= John Teasdale (wheat farmer) =

Australian wheat farmer and administrator

Sir John Smith Teasdale CBE (28 June 1881 - 2 July 1962) was an Australian wheat farmer and administrator.

Teasdale was born at Alston, Cumbria, England to stonemason James Teasdale and Jane, née Maughan. He worked as a grain merchant before his migration to Western Australia in 1911, where he and a number of his brothers settled to farm in the Bruce Rock area. Although the Teasdales' initial efforts were devastated by a 1914 drought, John connected with the local farming community to canvass ways of improving drought resistance. Becoming more involved in the farming community, Teasdale was an executive member of the Farmers' and Settlers' Association in 1916 and in 1922 helped found the Wheat Pool of Western Australia, touring Great Britain and the United States to gather information on farming methods. He married Luita Christina Waldeck on 22 August 1929 in Perth.

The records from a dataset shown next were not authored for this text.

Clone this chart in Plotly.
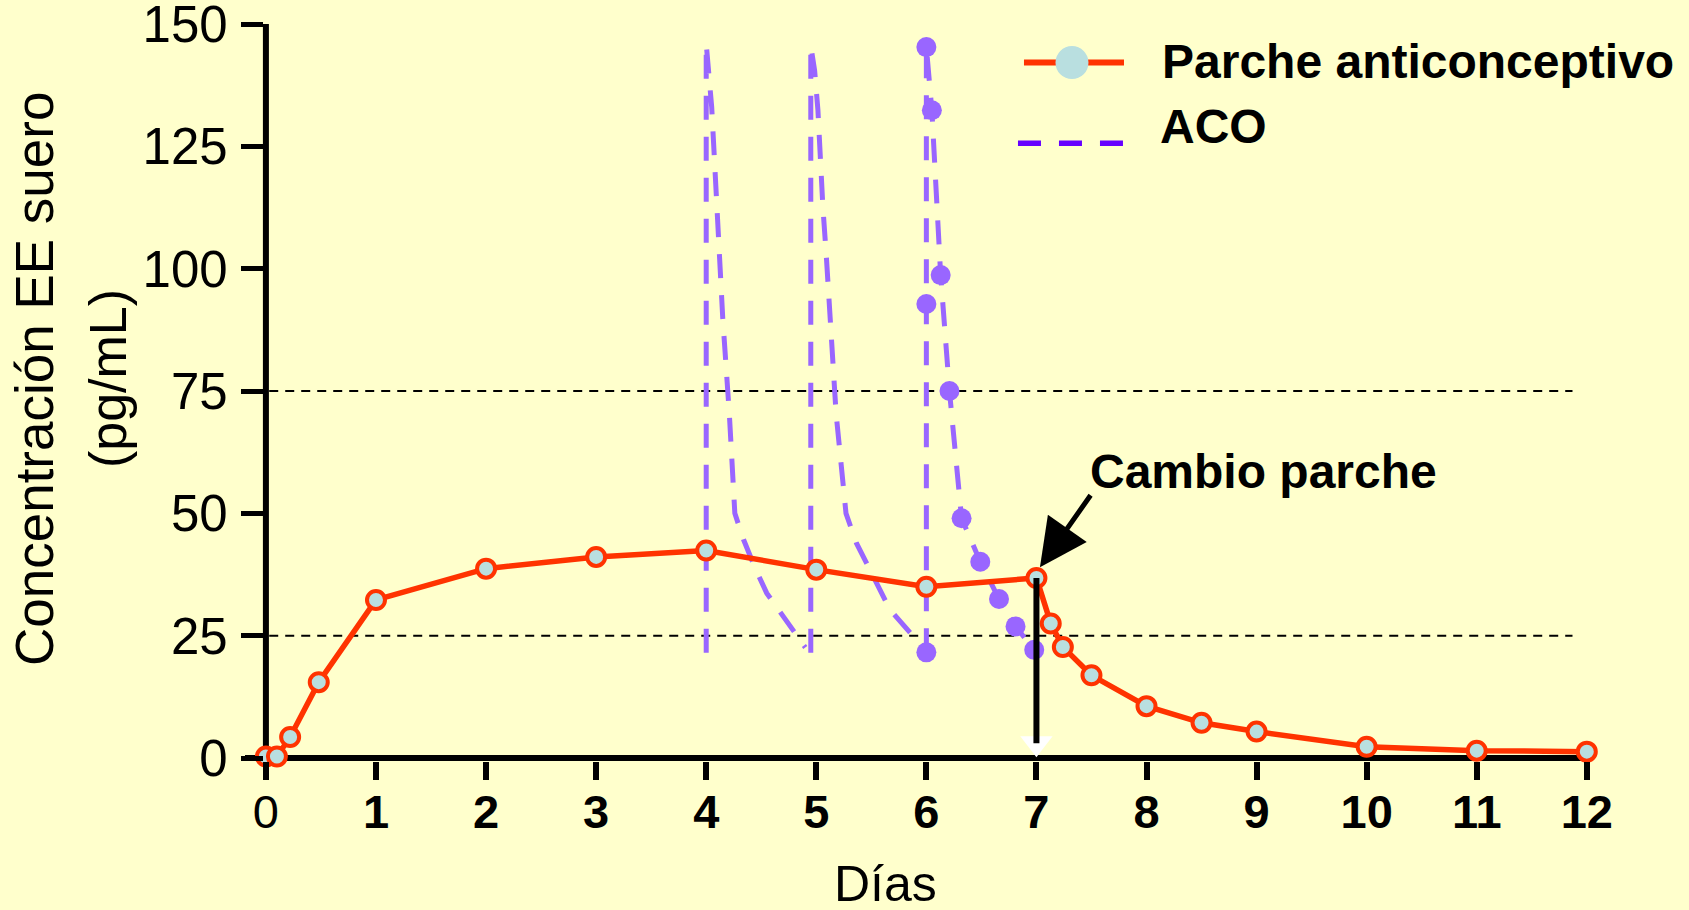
import plotly.graph_objects as go

# ---------------- data ----------------
dias_parche = [0, 0.1, 0.22, 0.48, 1, 2, 3, 4, 5, 6, 7, 7.13, 7.24, 7.5, 8, 8.5, 9, 10, 11, 12]
ee_parche = [0.3, 0.3, 4.3, 15.5, 32.3, 38.7, 41.1, 42.4, 38.5, 35.0, 36.8, 27.5, 22.7, 16.9, 10.6, 7.2, 5.4, 2.3, 1.5, 1.3]

aco1_dias = [4.0, 4.0, 4.05, 4.1, 4.15, 4.21, 4.26, 4.34, 4.45, 4.55, 4.70, 4.90]
aco1_ee = [21.5, 146, 133, 110, 90, 70.4, 50, 44.6, 38.5, 33.7, 28.9, 22.6]

aco2_dias = [4.95, 4.95, 4.985, 5.015, 5.06, 5.09, 5.18, 5.27, 5.365, 5.455, 5.67, 5.88, 5.97]
aco2_ee = [21.5, 145.6, 140.5, 132.4, 112.6, 103, 70.4, 50, 43.9, 39.8, 30.3, 24.9, 22.2]

aco3_dias = [6.0, 6.0, 6.0, 6.05, 6.13, 6.21, 6.32, 6.49, 6.66, 6.81, 6.98]
aco3_ee = [21.6, 92.8, 145.3, 132.4, 98.7, 75.0, 49.0, 40.1, 32.5, 26.9, 22.1]

niveles_ref = [25, 75]
dia_cambio = 7
ee_cambio = 36.8

x_ticks = list(range(0, 13))
x_ticktext = ["0"] + ["<b>%d</b>" % d for d in range(1, 13)]
y_ticks = [0, 25, 50, 75, 100, 125, 150]

# ---------------- layout helpers ----------------
W, H = 1689, 910
L, R, T, B = 245.2, 100.1, 23.7, 149.3
PW, PH = W - L - R, H - T - B


def px(x):
    return (x - L) / PW


def py(y):
    return (H - B - y) / PH


FONT = "Liberation Sans, Arial, Helvetica, sans-serif"
ACO_COLOR = "#9966FF"
RED = "#FF3300"
FILL = "#B9DFE0"

fig = go.Figure()

aco_line = dict(color=ACO_COLOR, width=5, dash="24px,17px")
fig.add_trace(go.Scatter(x=aco1_dias, y=aco1_ee, mode="lines", line=aco_line,
                         cliponaxis=False, hoverinfo="skip"))
fig.add_trace(go.Scatter(x=aco2_dias, y=aco2_ee, mode="lines", line=aco_line,
                         cliponaxis=False, hoverinfo="skip"))
fig.add_trace(go.Scatter(x=aco3_dias, y=aco3_ee, mode="lines+markers", line=aco_line,
                         marker=dict(size=20, color=ACO_COLOR),
                         cliponaxis=False, hoverinfo="skip"))

fig.add_trace(go.Scatter(x=dias_parche, y=ee_parche, mode="lines+markers",
                         line=dict(color=RED, width=5.5),
                         marker=dict(size=18, color=FILL, line=dict(color=RED, width=4)),
                         cliponaxis=False))

# white arrow tip of the patch-change marker line
fig.add_trace(go.Scatter(x=[dia_cambio], y=[3.0], mode="markers",
                         marker=dict(symbol="triangle-down", size=28, color="white"),
                         cliponaxis=False, hoverinfo="skip"))

shapes = []
# reference dashed lines
for lv in niveles_ref:
    shapes.append(dict(type="line", xref="x", yref="y", x0=0.03, x1=11.87, y0=lv, y1=lv,
                       line=dict(color="black", width=2, dash="9px,7px"), layer="below"))
# axis lines
shapes.append(dict(type="line", xref="x", yref="y", x0=-0.19, x1=12.02, y0=0, y1=0,
                   line=dict(color="black", width=6), layer="below"))
shapes.append(dict(type="line", xref="x", yref="y", x0=0, x1=0, y0=0, y1=150,
                   line=dict(color="black", width=6), layer="below"))
# patch change vertical line
shapes.append(dict(type="line", xref="x", yref="y", x0=dia_cambio, x1=dia_cambio,
                   y0=ee_cambio, y1=3.0, line=dict(color="black", width=6), layer="above"))

# custom legend
shapes.append(dict(type="line", xref="paper", yref="paper", x0=px(1024), x1=px(1124),
                   y0=py(62.3), y1=py(62.3), line=dict(color=RED, width=6)))
shapes.append(dict(type="circle", xref="paper", yref="paper",
                   x0=px(1072 - 16.5), x1=px(1072 + 16.5), y0=py(62.3 + 16.5), y1=py(62.3 - 16.5),
                   fillcolor=FILL, line=dict(width=0)))
shapes.append(dict(type="line", xref="paper", yref="paper", x0=px(1018), x1=px(1124),
                   y0=py(143), y1=py(143), line=dict(color="#6600FF", width=5.5, dash="23px,18px")))

annotations = [
    dict(text="<b>Parche anticonceptivo</b>", xref="paper", yref="paper", x=px(1160), y=py(61),
         xanchor="left", yanchor="middle", showarrow=False, font=dict(size=48, color="black", family=FONT)),
    dict(text="<b>ACO</b>", xref="paper", yref="paper", x=px(1158), y=py(126),
         xanchor="left", yanchor="middle", showarrow=False, font=dict(size=48, color="black", family=FONT)),
    dict(text="<b>Cambio parche</b>", xref="paper", yref="paper", x=px(1263), y=py(471),
         xanchor="center", yanchor="middle", showarrow=False, font=dict(size=48, color="black", family=FONT)),
    dict(text="", x=7.032, y=39.0, xref="x", yref="y", ax=51.7, ay=-73.4, axref="pixel", ayref="pixel",
         showarrow=True, arrowhead=2, arrowsize=1.9, arrowwidth=5, arrowcolor="black"),
    dict(text="Concentración EE suero", xref="paper", yref="paper", x=px(35), y=py(378),
         xanchor="center", yanchor="middle", textangle=-90, showarrow=False,
         font=dict(size=53, color="black", family=FONT)),
    dict(text="(pg/mL)", xref="paper", yref="paper", x=px(109), y=py(378),
         xanchor="center", yanchor="middle", textangle=-90, showarrow=False,
         font=dict(size=52, color="black", family=FONT)),
    dict(text="Días", xref="paper", yref="paper", x=px(885.5), y=py(884),
         xanchor="center", yanchor="middle", showarrow=False,
         font=dict(size=50, color="black", family=FONT)),
]

fig.update_layout(
    width=W, height=H,
    margin=dict(l=L, r=R, t=T, b=B, pad=0, autoexpand=False),
    paper_bgcolor="#FFFFCC", plot_bgcolor="#FFFFCC",
    showlegend=False,
    shapes=shapes, annotations=annotations,
    xaxis=dict(range=[-0.19, 12.02], domain=[0, 1], showgrid=False, zeroline=False, showline=False,
               automargin=False,
               ticks="outside", ticklen=18, tickwidth=6, tickcolor="black",
               tickvals=x_ticks, ticktext=x_ticktext,
               tickfont=dict(size=47, color="black", family=FONT), ticklabelstandoff=-8),
    yaxis=dict(range=[-0.613, 150.02], anchor="free", position=(263.1 - L) / PW,
               showgrid=False, zeroline=False, showline=False, automargin=False,
               ticks="outside", ticklen=22, tickwidth=5, tickcolor="black",
               tickvals=y_ticks, tickfont=dict(size=51, color="black", family=FONT),
               ticklabelstandoff=3, ticklabeloverflow="allow"),
)

fig.write_html("out.html", config={"displayModeBar": False},
               post_script="document.body.style.margin='0';document.body.style.padding='0';")
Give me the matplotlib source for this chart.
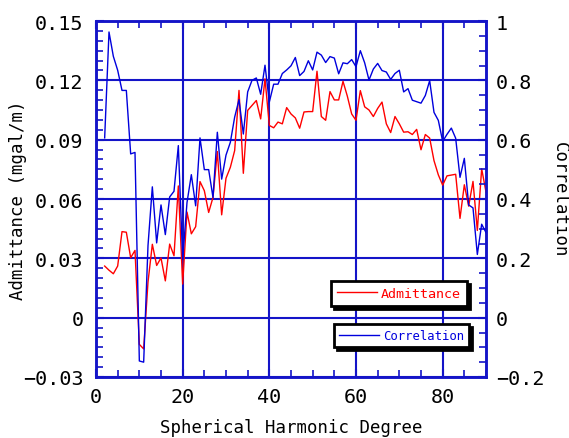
import numpy as np
import matplotlib
matplotlib.use('Agg')
from matplotlib import pyplot as plt
from matplotlib.ticker import MultipleLocator, FuncFormatter
from matplotlib.lines import Line2D

# degree 2..90
degree = list(range(2, 91))

admittance = [0.0261, 0.0240, 0.0222, 0.0261, 0.0435, 0.0432, 0.0303, 0.0340, -0.0135, -0.0158,
              0.0180, 0.0371, 0.0264, 0.0302, 0.0186, 0.0372, 0.0313, 0.0666, 0.0170, 0.0534,
              0.0424, 0.0460, 0.0688, 0.0642, 0.0532, 0.0608, 0.0840, 0.0520, 0.0705, 0.0760,
              0.0845, 0.1149, 0.0730, 0.1048, 0.1073, 0.1098, 0.1005, 0.1208, 0.0972, 0.0960,
              0.0989, 0.0980, 0.1062, 0.1030, 0.1010, 0.0958, 0.1040, 0.1042, 0.1042, 0.1246,
              0.1017, 0.0998, 0.1143, 0.1101, 0.1101, 0.1195, 0.1120, 0.1030, 0.0998, 0.1148,
              0.1066, 0.1050, 0.1017, 0.1058, 0.1090, 0.0980, 0.0936, 0.1017, 0.0980, 0.0938,
              0.0940, 0.0926, 0.0952, 0.0849, 0.0926, 0.0908, 0.0794, 0.0722, 0.0670, 0.0717,
              0.0721, 0.0725, 0.0502, 0.0672, 0.0564, 0.0689, 0.0441, 0.0753, 0.0635]

correlation = [0.606, 0.963, 0.881, 0.834, 0.766, 0.766, 0.552, 0.557, -0.146, -0.150,
               0.243, 0.441, 0.252, 0.380, 0.280, 0.407, 0.426, 0.580, 0.197, 0.388,
               0.482, 0.377, 0.606, 0.499, 0.499, 0.405, 0.625, 0.467, 0.548, 0.591,
               0.676, 0.735, 0.619, 0.761, 0.800, 0.808, 0.753, 0.851, 0.727, 0.787,
               0.787, 0.823, 0.835, 0.849, 0.877, 0.816, 0.830, 0.866, 0.835, 0.895,
               0.885, 0.860, 0.880, 0.875, 0.822, 0.859, 0.856, 0.870, 0.846, 0.900,
               0.859, 0.801, 0.838, 0.857, 0.833, 0.828, 0.803, 0.823, 0.834, 0.761,
               0.772, 0.733, 0.728, 0.723, 0.749, 0.799, 0.692, 0.665, 0.594, 0.618,
               0.639, 0.605, 0.473, 0.537, 0.380, 0.370, 0.213, 0.315, 0.287]

blue = '#0000dd'
grid_blue = '#1414c8'
red = '#ff0000'
font = 'DejaVu Sans Mono'

fig = plt.figure(figsize=(5.69, 4.39), dpi=100)
ax = fig.add_axes([96/569, 1-378/439, 390/569, 356/439])
ax2 = ax.twinx()

ax.plot(degree, admittance, color=red, lw=1.0, zorder=3)
ax2.plot(degree, correlation, color=blue, lw=1.0, zorder=3)

ax.set_xlim(0, 90)
ax.set_ylim(-0.03, 0.15)
ax2.set_ylim(-0.2, 1.0)

ax.xaxis.set_major_locator(MultipleLocator(20))
ax.xaxis.set_minor_locator(MultipleLocator(5))
ax.yaxis.set_major_locator(MultipleLocator(0.03))
ax.yaxis.set_minor_locator(MultipleLocator(0.005))
ax2.yaxis.set_major_locator(MultipleLocator(0.2))
ax2.yaxis.set_minor_locator(MultipleLocator(0.05))

ax.yaxis.set_major_formatter(FuncFormatter(lambda v, p: '0' if abs(v) < 1e-9 else f'{v:.2f}'.replace('-', '\u2212')))
ax2.yaxis.set_major_formatter(FuncFormatter(lambda v, p: '0' if abs(v) < 1e-9 else f'{v:g}'.replace('-', '\u2212')))

ax.grid(True, which='major', color=grid_blue, lw=1.5)
for a in (ax, ax2):
    for s in a.spines.values():
        s.set_color(grid_blue)
        s.set_linewidth(1.8)

ax.tick_params(axis='x', which='both', direction='in', top=True, bottom=True, color=grid_blue)
ax.tick_params(axis='x', which='major', pad=7)
ax.tick_params(axis='y', which='both', direction='in', left=True, right=False, color=grid_blue)
ax.tick_params(axis='y', which='major', pad=9)
ax.tick_params(which='major', length=6, width=1.5, labelsize=14.5)
ax.tick_params(which='minor', length=5, width=1.2)
ax2.tick_params(axis='y', which='both', direction='in', color=grid_blue)
ax2.tick_params(which='major', length=6, width=1.5, labelsize=14.5, pad=7)
ax2.tick_params(which='minor', length=5, width=1.2)

for lab in ax.get_xticklabels() + ax.get_yticklabels() + ax2.get_yticklabels():
    lab.set_family(font)

ax.set_xlabel('Spherical Harmonic Degree', family=font, fontsize=12.5, labelpad=9)
ax.set_ylabel('Admittance (mgal/m)', family=font, fontsize=12.5, labelpad=-3)
ax2.set_ylabel('Correlation', family=font, fontsize=12.5, rotation=270, labelpad=18)

shadow = {'ox': 2.5, 'oy': -2.5, 'color': 'black', 'alpha': 1}
leg1 = ax2.legend(handles=[Line2D([], [], color=red, lw=1)], labels=['Admittance'],
                  loc='upper left', bbox_to_anchor=(331/569, 1-282/439), bbox_transform=fig.transFigure,
                  fancybox=False, shadow=shadow, edgecolor='black', framealpha=1,
                  prop={'family': font, 'size': 9.6}, labelcolor=red,
                  handlelength=3.0, handletextpad=0.3, borderpad=0.45, borderaxespad=0)
leg1.get_frame().set_linewidth(2)
ax2.add_artist(leg1)
leg2 = ax2.legend(handles=[Line2D([], [], color=blue, lw=1)], labels=['Correlation'],
                  loc='upper left', bbox_to_anchor=(334/569, 1-325/439), bbox_transform=fig.transFigure,
                  fancybox=False, shadow=shadow, edgecolor='black', framealpha=1,
                  prop={'family': font, 'size': 8.8}, labelcolor=blue,
                  handlelength=3.3, handletextpad=0.3, borderpad=0.4, borderaxespad=0)
leg2.get_frame().set_linewidth(2)

fig.savefig('out.png', dpi=100)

Teasdale, a Country Party member, successfully lobbied for the 1930 Farmers' Debts Adjustment Act; from 1932 to 1940 he was President of the Primary Producers' Association of Western Australia. He proposed a twenty per cent reduction in acreage for wheat producing countries in 1932, but opposed the Wheatgrowers' Union of Western Australia when it attempted to withhold wheat supply until a compulsory national pool was established. In 1933 Teasdale was a founding director of Co-operative Bank Handling Ltd, and in 1939 he was appointed to the Australian Wheat Board (AWB), chairing the 1947 Royal Commission on Wheat Marketing and Stabilisation.

In 1950 he was appointed chairman of the AWB, a position he held until his death. During his chairmanship, Teasdale supported research into new wheat strains but was out-voted when he opposed selling wheat to China on extended credit. Appointed Commander of the Order of the British Empire in 1948 and knighted in 1951, Teasdale died in 1962 at Kew, having moved to Melbourne shortly after his appointment as AWB chairman.